→ Work to be completed: Leave out the pictures and restate the rest of the data exactly.

→ Data lines:
______________________________

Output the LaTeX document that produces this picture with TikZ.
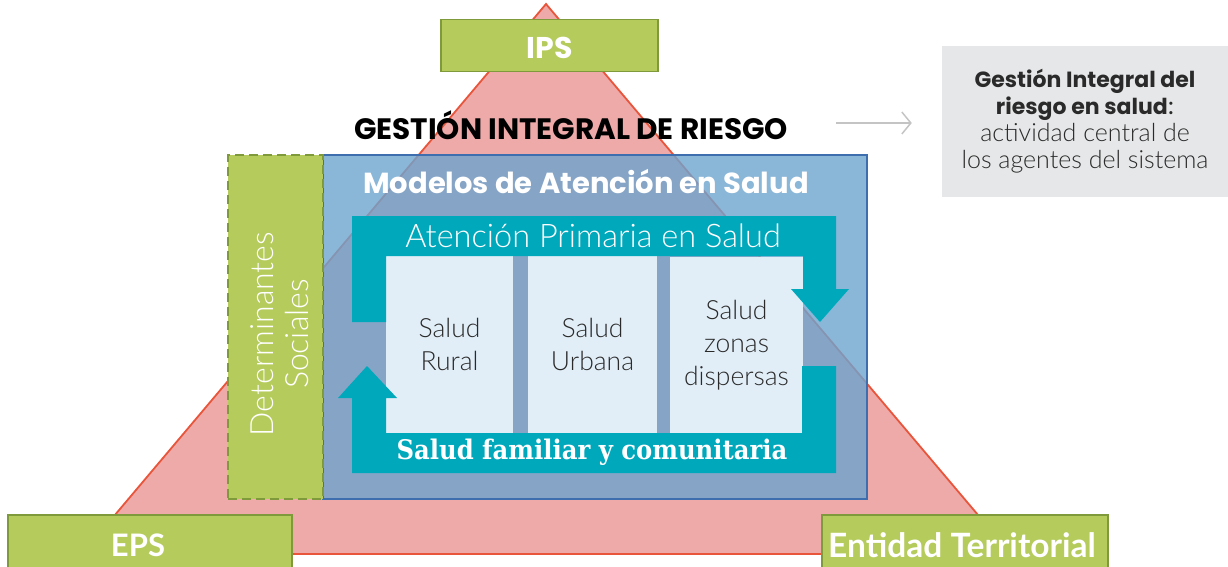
\documentclass[tikz,border=0pt]{standalone}
\usepackage{fontspec}
\setmainfont{Lato}
\newfontfamily\lightf{Lato Light}
\newfontfamily\popf{Poppins}
\newfontfamily\slabf{DejaVu Serif Condensed}
\usetikzlibrary{arrows.meta}
\definecolor{tripink}{HTML}{EEA9A9}
\definecolor{trired}{HTML}{E9553B}
\definecolor{lgreen}{HTML}{B5CB5C}
\definecolor{dgreen}{HTML}{7E9A3B}
\definecolor{mblue}{HTML}{6DA4CE}
\definecolor{bblue}{HTML}{3F6EAF}
\definecolor{tealc}{HTML}{00A8BC}
\definecolor{panelc}{HTML}{E1EEF8}
\definecolor{gboxc}{HTML}{E6E7E8}
\definecolor{garrow}{HTML}{C4C4C4}
\definecolor{txtc}{HTML}{2A2A2A}
\tikzset{
  agent/.style={draw=dgreen, line width=1.5pt, fill=lgreen, inner sep=0pt},
  agenttext/.style={text=white, inner sep=0pt, font=\bfseries\fontsize{31}{34}\selectfont},
  panelbox/.style={fill=panelc, inner sep=0pt, text=txtc, align=center, font=\lightf\fontsize{26.5}{33}\selectfont},
  tealshape/.style={fill=tealc},
}
\begin{document}
\begin{tikzpicture}[x=1pt,y=-1pt]
\useasboundingbox (0,0) rectangle (1228,566);
\clip (0,0) rectangle (1228,566);
% triangle
\draw[fill=tripink, draw=trired, line width=1.8pt] (546,4) -- (1011,554) -- (82,554) -- cycle;
% agents
\node[agent, minimum width=217pt, minimum height=52pt] (ips) at (549.5,45.5) {};
\node[agenttext, font=\popf\bfseries\fontsize{30}{32}\selectfont] (ipst) at ([yshift=-2pt]ips.center) {IPS};
\node[agent, minimum width=284pt, minimum height=70pt] (eps) at (150,550) {};
\node[agenttext] (epst) at (138,545) {EPS};
\node[agent, minimum width=286pt, minimum height=70pt] (ent) at (965,550) {};
\node[agenttext, font=\bfseries\fontsize{33.5}{36}\selectfont] (entt) at (962,545) {Entidad Territorial};
% title
\node[inner sep=0pt, font=\popf\bfseries\fontsize{29.5}{32}\selectfont] (gir) at (571,125) {GESTIÓN INTEGRAL DE RIESGO};
% blue box
\node[fill=mblue, fill opacity=0.8, draw=bblue, draw opacity=1, line width=1.5pt, minimum width=544pt, minimum height=344pt, inner sep=0pt] (mas) at (595,327) {};
\node[inner sep=0pt, text=white, font=\popf\bfseries\fontsize{29}{32}\selectfont] (mast) at (586,182) {Modelos de Atención en Salud};
% determinantes
\node[fill=lgreen, draw=dgreen, line width=2.5pt, dash pattern=on 9pt off 5pt, minimum width=95pt, minimum height=344pt, inner sep=0pt] (det) at (275.5,327) {};
\node[rotate=90, align=center, text=white, inner sep=0pt, font=\lightf\fontsize{32}{35}\selectfont] (dett) at (280,334) {Determinantes\\Sociales};
% panels
\node[panelbox, minimum width=127pt, minimum height=177pt] (p1) at (449.5,344.5) {Salud\\Rural};
\node[panelbox, minimum width=129pt, minimum height=177pt] (p2) at (592.5,344.5) {Salud\\Urbana};
\node[panelbox, minimum width=133pt, minimum height=177pt] (p3) at (736.5,345.5) {Salud\\zonas\\dispersas};
% teal cycle arrows
\fill[tealshape] (352,216) -- (836,216) -- (836,289) -- (849,289) -- (820,322) -- (791,289) -- (803,289) -- (803,256) -- (386,256) -- (386,322) -- (352,322) -- cycle;
\fill[tealshape] (352,473) -- (836,473) -- (836,366) -- (802,366) -- (802,433) -- (386,433) -- (386,398) -- (397,398) -- (367,366) -- (338,398) -- (352,398) -- cycle;
\node[inner sep=0pt, text=white, font=\lightf\fontsize{32.5}{34}\selectfont] (aps) at (593,236) {Atención Primaria en Salud};
\node[inner sep=0pt, text=white, font=\slabf\bfseries\fontsize{27}{30}\selectfont] (sfc) at (592,452) {Salud familiar y comunitaria};
% side note
\node[fill=gboxc, minimum width=286pt, minimum height=151pt, inner sep=0pt, align=center, text=txtc, font=\fontsize{25}{27}\selectfont] (gbox) at (1085,121.5)
  {{\popf\bfseries\fontsize{22}{27}\selectfont Gestión Integral del}\\{\popf\bfseries\fontsize{22}{27}\selectfont riesgo en salud}:\\{\lightf actividad central de}\\{\lightf los agentes del sistema}};
\coordinate (arrS) at (836,123);
\draw[garrow, line width=1.5pt, -{Straight Barb[length=9pt,width=22pt]}] (arrS) -- ([xshift=-30pt]gbox.west |- arrS);
\end{tikzpicture}
\end{document}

______________________________

→ Exercise output:
Output the LaTeX document that produces this picture with TikZ.
\documentclass[tikz,border=0pt]{standalone}
\usepackage{fontspec}
\setmainfont{Lato}
\newfontfamily\lightf{Lato Light}
\newfontfamily\popf{Poppins}
\newfontfamily\slabf{DejaVu Serif Condensed}
\usetikzlibrary{arrows.meta}
\definecolor{tripink}{HTML}{EEA9A9}
\definecolor{trired}{HTML}{E9553B}
\definecolor{lgreen}{HTML}{B5CB5C}
\definecolor{dgreen}{HTML}{7E9A3B}
\definecolor{mblue}{HTML}{6DA4CE}
\definecolor{bblue}{HTML}{3F6EAF}
\definecolor{tealc}{HTML}{00A8BC}
\definecolor{panelc}{HTML}{E1EEF8}
\definecolor{gboxc}{HTML}{E6E7E8}
\definecolor{garrow}{HTML}{C4C4C4}
\definecolor{txtc}{HTML}{2A2A2A}
\tikzset{
  agent/.style={draw=dgreen, line width=1.5pt, fill=lgreen, inner sep=0pt},
  agenttext/.style={text=white, inner sep=0pt, font=\bfseries\fontsize{31}{34}\selectfont},
  panelbox/.style={fill=panelc, inner sep=0pt, text=txtc, align=center, font=\lightf\fontsize{26.5}{33}\selectfont},
  tealshape/.style={fill=tealc},
}
\begin{document}
\begin{tikzpicture}[x=1pt,y=-1pt]
\useasboundingbox (0,0) rectangle (1228,566);
\clip (0,0) rectangle (1228,566);
% triangle
\draw[fill=tripink, draw=trired, line width=1.8pt] (546,4) -- (1011,554) -- (82,554) -- cycle;
% agents
\node[agent, minimum width=217pt, minimum height=52pt] (ips) at (549.5,45.5) {};
\node[agenttext, font=\popf\bfseries\fontsize{30}{32}\selectfont] (ipst) at ([yshift=-2pt]ips.center) {IPS};
\node[agent, minimum width=284pt, minimum height=70pt] (eps) at (150,550) {};
\node[agenttext] (epst) at (138,545) {EPS};
\node[agent, minimum width=286pt, minimum height=70pt] (ent) at (965,550) {};
\node[agenttext, font=\bfseries\fontsize{33.5}{36}\selectfont] (entt) at (962,545) {Entidad Territorial};
% title
\node[inner sep=0pt, font=\popf\bfseries\fontsize{29.5}{32}\selectfont] (gir) at (571,125) {GESTIÓN INTEGRAL DE RIESGO};
% blue box
\node[fill=mblue, fill opacity=0.8, draw=bblue, draw opacity=1, line width=1.5pt, minimum width=544pt, minimum height=344pt, inner sep=0pt] (mas) at (595,327) {};
\node[inner sep=0pt, text=white, font=\popf\bfseries\fontsize{29}{32}\selectfont] (mast) at (586,182) {Modelos de Atención en Salud};
% determinantes
\node[fill=lgreen, draw=dgreen, line width=2.5pt, dash pattern=on 9pt off 5pt, minimum width=95pt, minimum height=344pt, inner sep=0pt] (det) at (275.5,327) {};
\node[rotate=90, align=center, text=white, inner sep=0pt, font=\lightf\fontsize{32}{35}\selectfont] (dett) at (280,334) {Determinantes\\Sociales};
% panels
\node[panelbox, minimum width=127pt, minimum height=177pt] (p1) at (449.5,344.5) {Salud\\Rural};
\node[panelbox, minimum width=129pt, minimum height=177pt] (p2) at (592.5,344.5) {Salud\\Urbana};
\node[panelbox, minimum width=133pt, minimum height=177pt] (p3) at (736.5,345.5) {Salud\\zonas\\dispersas};
% teal cycle arrows
\fill[tealshape] (352,216) -- (836,216) -- (836,289) -- (849,289) -- (820,322) -- (791,289) -- (803,289) -- (803,256) -- (386,256) -- (386,322) -- (352,322) -- cycle;
\fill[tealshape] (352,473) -- (836,473) -- (836,366) -- (802,366) -- (802,433) -- (386,433) -- (386,398) -- (397,398) -- (367,366) -- (338,398) -- (352,398) -- cycle;
\node[inner sep=0pt, text=white, font=\lightf\fontsize{32.5}{34}\selectfont] (aps) at (593,236) {Atención Primaria en Salud};
\node[inner sep=0pt, text=white, font=\slabf\bfseries\fontsize{27}{30}\selectfont] (sfc) at (592,452) {Salud familiar y comunitaria};
% side note
\node[fill=gboxc, minimum width=286pt, minimum height=151pt, inner sep=0pt, align=center, text=txtc, font=\fontsize{25}{27}\selectfont] (gbox) at (1085,121.5)
  {{\popf\bfseries\fontsize{22}{27}\selectfont Gestión Integral del}\\{\popf\bfseries\fontsize{22}{27}\selectfont riesgo en salud}:\\{\lightf actividad central de}\\{\lightf los agentes del sistema}};
\coordinate (arrS) at (836,123);
\draw[garrow, line width=1.5pt, -{Straight Barb[length=9pt,width=22pt]}] (arrS) -- ([xshift=-30pt]gbox.west |- arrS);
\end{tikzpicture}
\end{document}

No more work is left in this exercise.